The family was Catholic by and large so, of course I’d been baptized Catholic and went to Sunday school. Between Confirmation and eighth grade I became lax in my faith. I was a disillusioned preteen and had little time or use for religion.
After the deaths though, I had a hole that Catholicism wasn’t filling. I wasn’t hateful or angry. I was scared maybe? I wasn’t getting the answers I needed. So, I went to find my own.
I’d interviewed holy men and women of any faith I could find. I read books. I did very slow tedious internet searches with dial-up. I’d always been interested in mythology, so this wasn’t out of character for me.
Three years came and went. I tried on religions like people try on shoes. Nothing really fit. They all provided different answers and views.
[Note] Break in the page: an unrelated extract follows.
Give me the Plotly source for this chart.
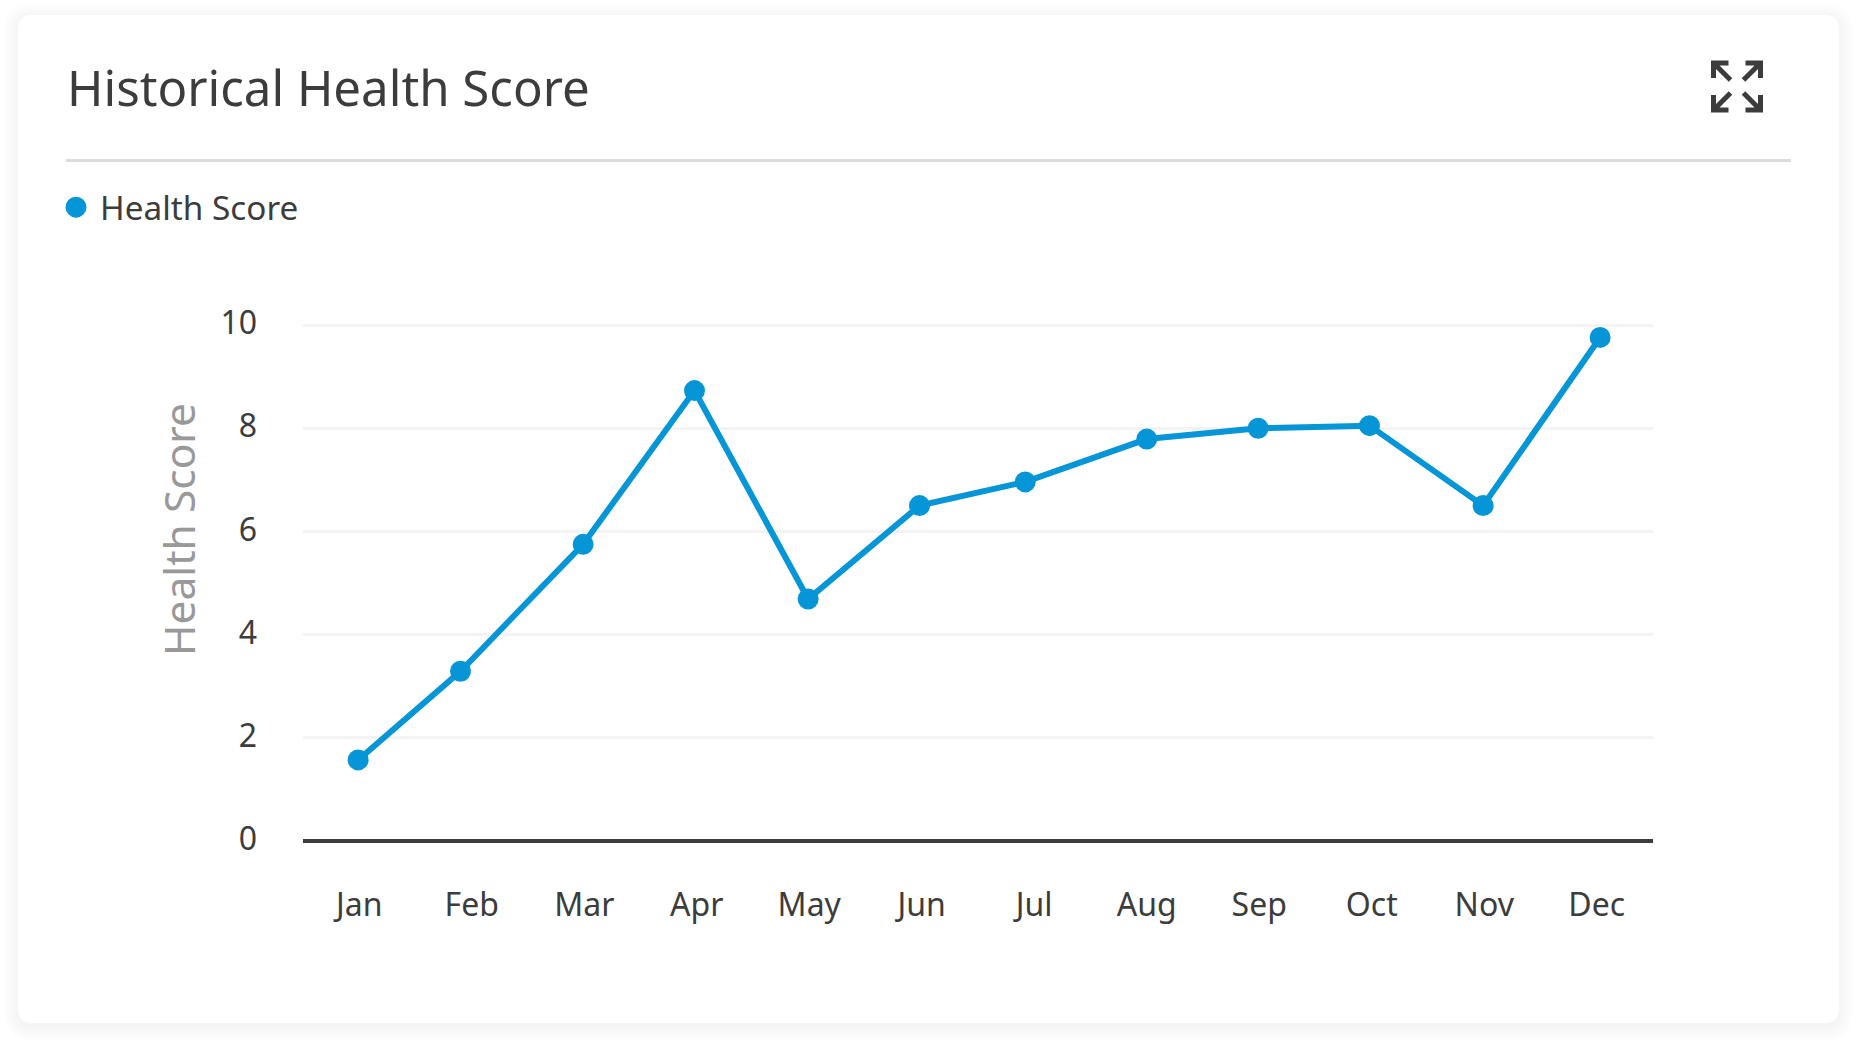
import plotly.graph_objects as go

W, H = 1857, 1044

months = ["Jan", "Feb", "Mar", "Apr", "May", "Jun", "Jul", "Aug", "Sep", "Oct", "Nov", "Dec"]
month_ticks = [0, 1, 2, 3, 4, 5, 6, 7, 8, 9, 10, 11]
# the points sit a little off their month labels in the original
month_pos = [-0.01, 0.9, 1.99, 2.98, 3.99, 4.98, 5.92, 7.0, 7.99, 8.98, 9.99, 11.03]
health_score = [1.57, 3.29, 5.75, 8.73, 4.69, 6.5, 6.96, 7.79, 8.0, 8.05, 6.5, 9.76]
score_ticks = [0, 2, 4, 6, 8, 10]

BLUE = "#0696d7"
DARK = "#3c3c3c"
FONT = "Noto Sans"


def px(x):
    return x / W


def py(y):
    return 1 - y / H


def rounded_rect(x0, y0, x1, y1, r):
    return (
        f"M {px(x0 + r)} {py(y0)} L {px(x1 - r)} {py(y0)} Q {px(x1)} {py(y0)} {px(x1)} {py(y0 + r)} "
        f"L {px(x1)} {py(y1 - r)} Q {px(x1)} {py(y1)} {px(x1 - r)} {py(y1)} "
        f"L {px(x0 + r)} {py(y1)} Q {px(x0)} {py(y1)} {px(x0)} {py(y1 - r)} "
        f"L {px(x0)} {py(y0 + r)} Q {px(x0)} {py(y0)} {px(x0 + r)} {py(y0)} Z"
    )


def arrow(cx, cy, sx, sy):
    """one corner arrow of the expand icon, sx/sy pick the corner"""
    tip = (cx + sx * 23.5, cy + sy * 23.5)
    a = (tip[0] - sx * 15, tip[1])
    b = (tip[0], tip[1] - sy * 15)
    tail = (tip[0] - sx * 17, tip[1] - sy * 17)
    return (
        f"M {px(a[0])} {py(a[1])} L {px(tip[0])} {py(tip[1])} L {px(b[0])} {py(b[1])} "
        f"M {px(tip[0])} {py(tip[1])} L {px(tail[0])} {py(tail[1])}"
    )


shapes = []
# card shadow
for grow in [14, 11, 8, 5, 2]:
    shapes.append(dict(
        type="path", xref="paper", yref="paper", layer="below",
        path=rounded_rect(18 - grow, 15 - grow + 3, 1839 + grow, 1023 + grow + 3, 14 + grow),
        fillcolor="rgba(60,80,110,0.012)", line=dict(width=0),
    ))
shapes.append(dict(
    type="path", xref="paper", yref="paper", layer="below",
    path=rounded_rect(18, 15, 1839, 1023, 14),
    fillcolor="white", line=dict(width=0),
))
# header divider
shapes.append(dict(
    type="line", xref="paper", yref="paper", layer="below",
    x0=px(66), x1=px(1791), y0=py(160.5), y1=py(160.5),
    line=dict(color="#dcdcdc", width=3),
))
# expand icon
for sx in [-1, 1]:
    for sy in [-1, 1]:
        shapes.append(dict(
            type="path", xref="paper", yref="paper",
            path=arrow(1737, 86.5, sx, sy),
            line=dict(color=DARK, width=5),
        ))

fig = go.Figure()
fig.add_trace(go.Scatter(
    x=month_pos, y=health_score, mode="lines",
    line=dict(color=BLUE, width=6), showlegend=False, hoverinfo="skip",
))
fig.add_trace(go.Scatter(
    x=month_pos, y=health_score, mode="markers", name="Health Score",
    marker=dict(color=BLUE, size=16, line=dict(color=BLUE, width=5)),
))

fig.update_layout(
    width=W,
    height=H,
    margin=dict(l=0, r=0, t=0, b=0),
    paper_bgcolor="white",
    plot_bgcolor="rgba(0,0,0,0)",
    font=dict(family=FONT, color=DARK, size=32),
    shapes=shapes,
    showlegend=True,
    legend=dict(
        x=px(52), y=py(207.5), xanchor="left", yanchor="middle", itemwidth=38,
        bgcolor="rgba(0,0,0,0)", font=dict(size=33.3, color=DARK),
    ),
    annotations=[
        dict(
            text="Historical Health Score", xref="paper", yref="paper",
            x=px(65), y=py(86), xanchor="left", yanchor="middle", showarrow=False,
            font=dict(size=49.2, color=DARK),
        ),
        # axis title sits above the plot centre in the original, so it is placed by hand
        dict(
            text="Health Score", xref="paper", yref="paper", textangle=-90,
            x=px(178), y=py(530), xanchor="center", yanchor="middle", showarrow=False,
            font=dict(size=42.5, color="#999999"),
        ),
    ],
    xaxis=dict(
        domain=[px(303), px(1653)],
        range=[-0.5, 11.5],
        automargin=False,
        tickmode="array", tickvals=month_ticks, ticktext=months,
        showgrid=False, zeroline=False, showline=False,
        ticks="", ticklabelstandoff=40,
    ),
    yaxis=dict(
        # range runs a hair past 0 and 10 so the end gridlines are not clipped
        domain=[py(843), py(323)],
        range=[-0.04, 10.04],
        automargin=False,
        tickmode="array", tickvals=score_ticks,
        showgrid=True, gridcolor="#f3f3f3", gridwidth=3,
        zeroline=True, zerolinecolor=DARK, zerolinewidth=3.5, showline=False,
        ticks="", ticklabelstandoff=45, ticklabelshift=-2,
    ),
)

fig.write_html("out.html", config={"displayModeBar": False},
               post_script="document.body.style.margin='0';")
I made some peace with death, though we still didn’t get along. I gave up for a while. Agnosticism set in and I was content.
The Wicca movement began around that time. It did nothing for me. “New Age hippie crap” I’d called it. Then a friend started practicing. I sat in for a few of their rituals and while it still wasn’t for me, it got me thinking. I started my journey anew, repeating my steps.
I researched modern pagans and discovered how widespread it was. It was accessible and inclusive. It wasn’t judgmental. I became a solitary practitioner of the Norse Pagan faith. Years later I joined the Asatru formally. I go to a festival every year in Bloomington, where we celebrate all Pagan faiths and educate people. Misconceptions are prevalent, we like to combat that.
I joined The Asatru Community last year and I’m trying to join their clergy training program. I’d like to make a pilgrimage to Iceland and the old country in the coming years. “Next year in Iceland!”
How can a man of science like me, well educated and modern, believe in magical gods and rainbow bridges? I get that question a lot. It is no more farfetched than any other faith. Pantheism is a main component of the faith and many of us are not literalists. Like you, I celebrate similar holidays, in similar ways. We feast, drink, and make merry. We honor those who came before. We live as good honorable people should. We don’t sacrifice people or anything living for that matter. Pagan does not equal Satanism (which gets a bad rap too). Neither equate to evil.
My choice to write this was in hope that those who demonize us will try to learn about us. I hope other solitary practitioners now know that they are not alone. Faith is both a crutch and a balm. Religions set moral guidelines and create afterlives. I’m not strong enough to consider the lack of an afterlife; a great eternal nothing. I encourage people to visit theasatrucommunity.org to learn more. Fellow heathens; join the Shieldwall, we fight intolerance and injustice. Be good to each other. Strive to live a life worthy of song.
“Our Gods are Stronger than our Differences.”